Alih-alih menjalankan praktek pendidikan yang penuh dengan dialog dan diskusi yang kritis, guru hanya mengeluarkan pernyataan akan materi dan menjelaskannya dengan cara kuno dan murid harus sabaar menerima, mengingat serta mengulangnya tanpa adanya revisi terhadap pemikiran tersebut dan analisis mendalam terkait apa yang telah dipelajarinya. Murid hanya akan terdoktrin dan terus terdoktrin. Murid hanya akan menjadi wadah tanpa adanya hak yang sama untuk mengeluarkan pendapat. Murid akan salah jika tidak tepat mengulangi apa yang dikatakan persis yang dikatakan oleh guru sebagai narator. Cara ini sungguhlah meredam hakekat manusia sebagai makhluk yang terbebas dari praktek dehumanisasi.

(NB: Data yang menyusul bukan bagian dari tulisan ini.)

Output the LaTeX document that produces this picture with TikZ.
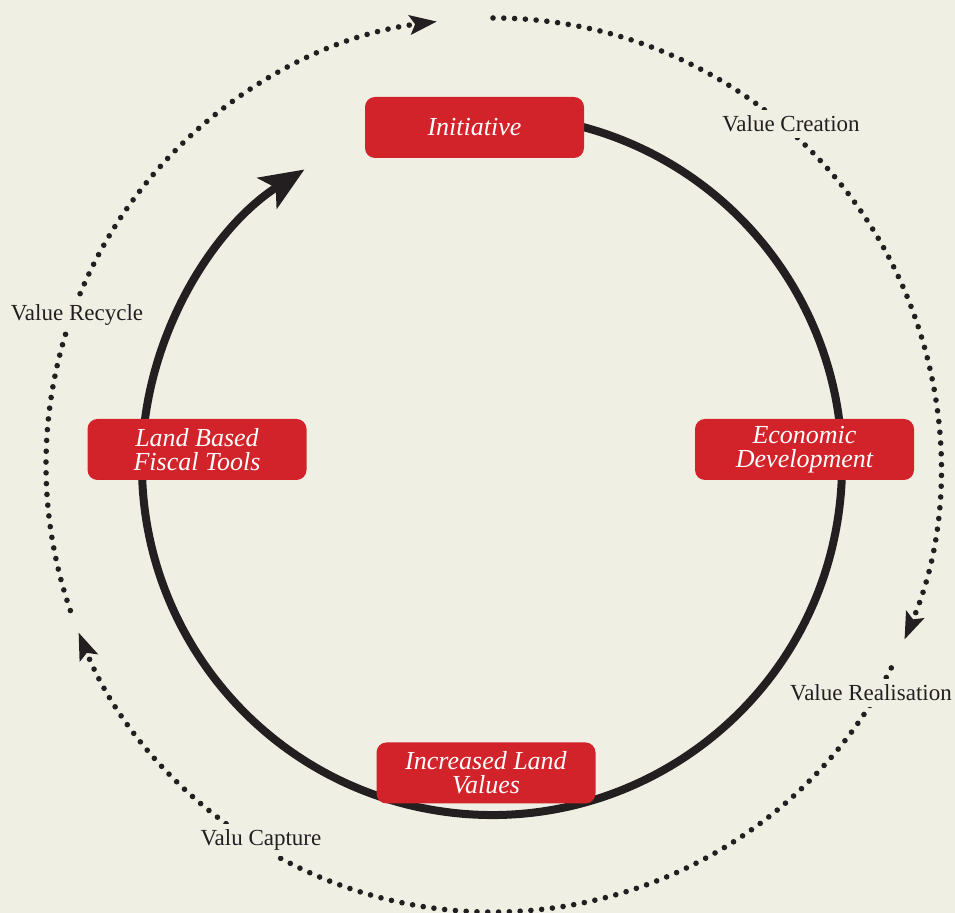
\documentclass[tikz,border=0pt]{standalone}
\usepackage{fontspec}
\setmainfont{Liberation Serif}
\usepackage{xcolor}
\usetikzlibrary{positioning, arrows.meta}

\definecolor{paper}{RGB}{240,239,228}
\definecolor{boxred}{RGB}{210,35,42}
\definecolor{ink}{RGB}{35,31,32}

\tikzset{
    stage/.style={fill=boxred, rounded corners=5pt, minimum width=109.5pt, minimum height=30.5pt,
        inner sep=0pt, text=white, align=center, font=\fontsize{13}{12}\selectfont\itshape},
    flowlabel/.style={fill=paper, text=ink, inner sep=3pt, font=\fontsize{11.5}{13}\selectfont},
    dots/.style={ink, line width=2.8pt, line cap=round, dash pattern=on 0pt off 5.4pt}
}

\begin{document}
\begin{tikzpicture}[x=0.5pt, y=0.5pt]
        \useasboundingbox (0, 0) rectangle (955, 913);
        \fill[paper] (0, 0) rectangle (955, 913);
        \coordinate (inner) at (492, 448);
        \coordinate (outer) at (493, 448);

        % the loop
        \draw[ink, line width=4pt, -{Stealth[length=22pt, width=18pt, inset=5pt]}]
            (inner) ++(80:350) arc[start angle=80, end angle=-237.6, radius=350];

        % value flow round the outside
        \foreach \a/\b in {90/-23, -27/-158, -161/-262.8} {
            \draw[dots, -{Stealth[length=13.5pt, width=9.5pt, inset=2.5pt]}]
                (outer) ++(\a:447) arc[start angle=\a, end angle=\b, radius=447];
        }

        \node[stage] (initiative) at (474.5, 785.5) {Initiative};
        \node[stage] (economic) at (804.5, 463.5) {Economic\\Development};
        \node[stage] (landvalues) at (486, 140) {Increased Land\\Values};
        \node[stage] (fiscal) at (197, 463.5) {Land Based\\Fiscal Tools};

        \node[flowlabel] (creation) at (791, 789) {Value Creation};
        \node[flowlabel] (realisation) at (871, 220) {Value Realisation};
        \node[flowlabel] (capture) at (261, 73) {Valu Capture};
        \node[flowlabel] (recycle) at (77, 598) {Value Recycle};
\end{tikzpicture}
\end{document}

Pengetahuan seharusnya hadir dari dialog dan penemuan-penemuan, melalui usaha pencarian tanpa henti dan bertahap bersama manusia yang kritis dan analitis bukan dari murid yang dijadikan “wadah” hapalan. Dalam praktek pendidikan Gaya Bank, pengetahuan hanyalah hadiah dari mereka yang berilmu dan diturunkan pada wadah yang tak berilmu tanpa adanya revisi dan pembaruan. Ketidakpedulian akan bernalar inilah yang menjadi ideologi penindasan, menolak pengetahuan sebagai proses dari pencarian.

Karasteristiknya menurut Freire, seperti:

1) guru mengajar dan murid diajar

2) guru mengetahui segalanya dan murid tidak tahu apapun

3) guru berpikir dan murid dipikirkan

4) guru berbicara dan murid hanya patuh mendengarkan

5) guru adalah subjek proses belajar dan murid hanya sekadar objek

6) guru memilih dan memaksa pilihannya dan murid hanya menerima

Sedangkan, pada pendidikan Hadap-Masalah, murid dihadapkan pada praktek diskusi dan pencarian ilmu bersama-sama. Murid diberi kebebasan untuk berpendapat dan posisinya sejajar bersama guru sebagai manusia yang sama-sama mencari pengetahuan. Pendidikan Hadap-Masalah membentuk manusia yang berproses menjadi manusia seutuhnya dan dekat dengan ideologi humanisasi.

Pendidikan Hadap-Masalah merupakan gaya pendidikan yang berbanding terbalik dengan pendidikan Gaya Bank. Pendidikan ini berbasis dialog yang dibangun atas akal-budi, kerendahan hati, cinta antara guru-murid dan hubungan saling mempercayai sebagai manusia penuntut ilmu pengetahuan.

Murid dibebaskan untuk menganalisis bersama-sama dan merevisi atas apa yang terjadi. Ketika terjadi permasalahan, baik pada masa lalu ataupun permasalahan masa kini, guru dan murid sama-sama berdiskusi atas apa yang seharusnya dianalisis. Maka dengan hal ini akan tercipta pembaruan pada ilmu pengetahuan dan memacu perkembangannya itu sendiri.

Murid akan terbebas dari doktrin dan percaya diri akan penalarannya. Manusia yang seutuhnya dan berbasis humanisasi akan terbentuk.

Semangat terus berproses

Yah, begitulah seharusnya menjadi manusia. Kita, kau dan aku semua berhak mendapatkan hak dalam pendidikan yang memerdekakan dan juga membebaskan. Menjadi manusia yang haus akan ilmu seharusnya terbebas dari sifat-sifat sombong dan egois. Tolak ukur manusia menjadi bodoh adalah sewaktu dirinya merasa pintar dan berhenti ingin belajar.

Layaknya apa yang dikatakan Socrates lebih dari 2400 SM yang lalu.

“Satu-satunya yang aku tahu adalah bahwa aku tidak mengetahui apa-apa.”

Thank you sudah membaca.

Peace.

Sumber:

Freire, P. (2019). Pendidikan Kaum Tertindas. Penerbit Narasi.

Fromm. (1966). The Heart of Man. New York.

Muchlis R. Ludin. (2007). Alternatif Kebijakan Pendidikan yang Berpihak Kepada Rakyat. Jakarta: Makalah Seminar Nasional, 22 Agustus 2007.

Piter, R., & M, Magnus. (2020). Konsep Pendidikan ‘Hadap-Masalah’ Paulo Freire dan Relevansinya Bagi Pendidikan di Indonesia. Sekolah Tinggi Filsafat Teologi Widya Sasana Malang.

Supriyanto. (2013). Biografi Sosial Intelektual Modernisme Pendidikan. STAIN Kendari.